Is it all just nonsense? Just an overindulgence of some evolutionary predisposition to pattern-recognition, just the placebo effect run off the rails?


Or are we really subject to the mystical push and pull of fate and phantoms, other planets and planes? Or, what if, again, we meet in the middle?


What if we all actually understand the world through a shared, subconscious constellation of patterns, originally based on patterns in Nature, inherited and reinforced by our ancestors over millions of years? What if we all know an ancient, common meaning-making language – the language of archetypes?


What is an archetype? It’s an entity or idea so primal that we all recognize it to some degree, bringing up related associations.

amphora Greek pottery with Athena and Hermes

For example, let’s do a thought experiment: Imagine we were to ask everyone around the world to draw two pictures, one for each of the categories “traveler” and “resident.”


When we aggregated all the billions of pictures, we’d maybe see some overlap between the two categories (like both figures being human), but for the most part people would associate specific images with the traveler (like baggage) and other images with the resident (like a home). And there’d be a lot of similarities between people’s responses under each category (lots of folks would draw a home for the resident), no matter who the respondent was or where they live.


That’s because these characters have made similar kinds of appearances in our lives, stories, and art for millions of years. In that sense they are somewhat universal, and thus archetypes. And they’re part of a larger mental and social web of archetypes, which includes every other somewhat-universal category, from the color “red” to number “three” to the idea of “spirituality.”


In a way, our dreams and imaginations (and our art and stories by extension) are drawing from this web to help us understand and influence the world. And the Enneagram, tarot, astrology, and other symbolic systems are attempts – created from our associations with numbers, animals, social roles, astral bodies, parts of the human body, pantheons, etc. – to do the same thing by systematizing aspects of the web of archetypes.

crystal ball on the beach, showing upside-down perspective of sunset and ocean

To the extent that we have qualms with any of these venues for mystery-exploration, we don’t have to throw the baby out with the bathwater.


We can simply treat them as we would art or a story: not as a quack fortune-telling device or vibration-signal from the heavens, but as something interesting we can curiously interpret ourselves. Less as a claim to “truth,” more as an expression of beauty.
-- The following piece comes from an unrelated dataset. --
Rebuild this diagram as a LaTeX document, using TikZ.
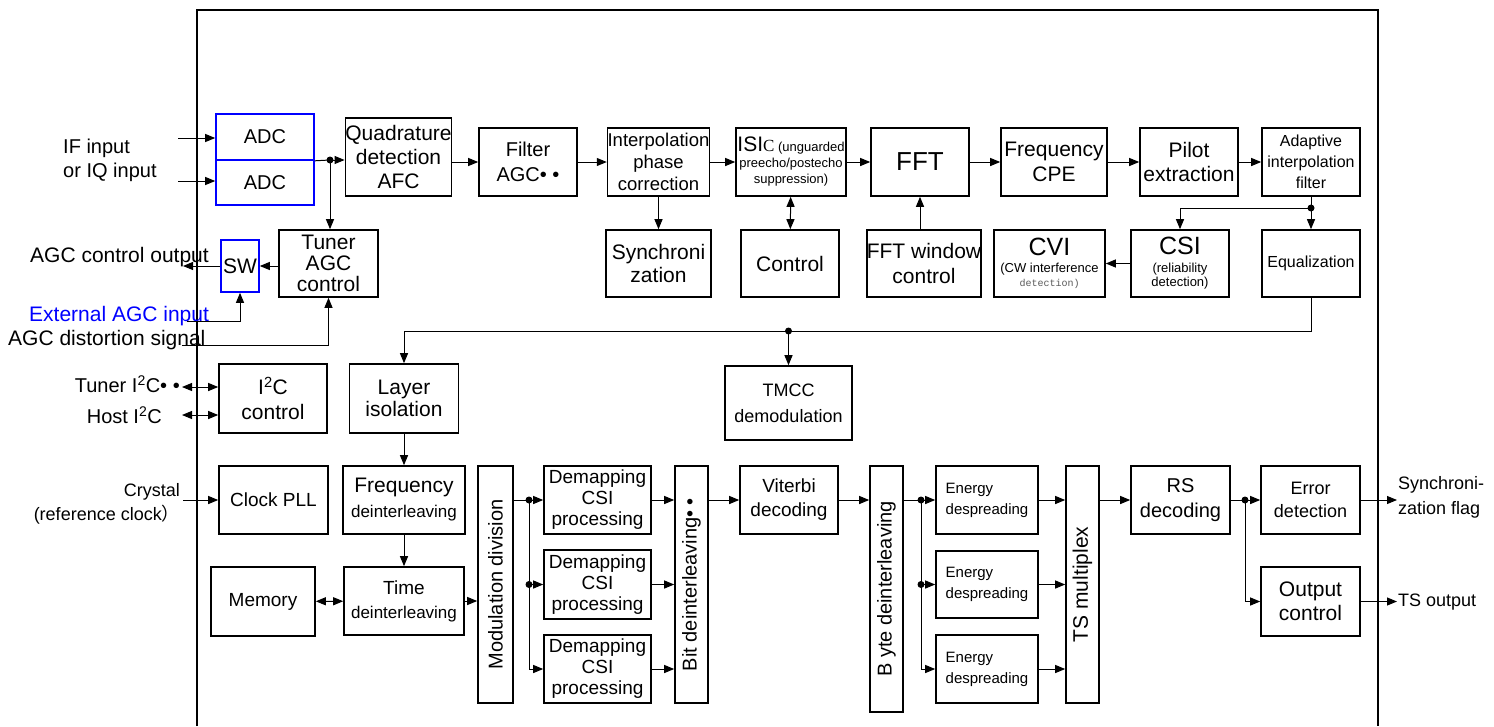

Maybe, like a good movie or painting, one of these archetypes is simply inviting you to look at your world through a different lens, to expand your perspective on life. If you stay open, you might not gain third-eye omniscience, but you might learn something.


If you’re looking for more inspiration around how to integrate creativity and mystery into your life, you can find more resources here on the InVocation blog!


As always, I offer you some reflection questions:

  • How have you been engaging spontaneity, novelty, playfulness, unpredictability, ideation, or problem-solving?

  • How have you been participating in the Divine act of Creation?

  • How have you been remaining open to mystery and wonder?

  • How have you been appreciating our universe as dynamic, our consciousness as wild and complex?

  • How have you been exploring dreams, imagination, archetypes, art, and stories?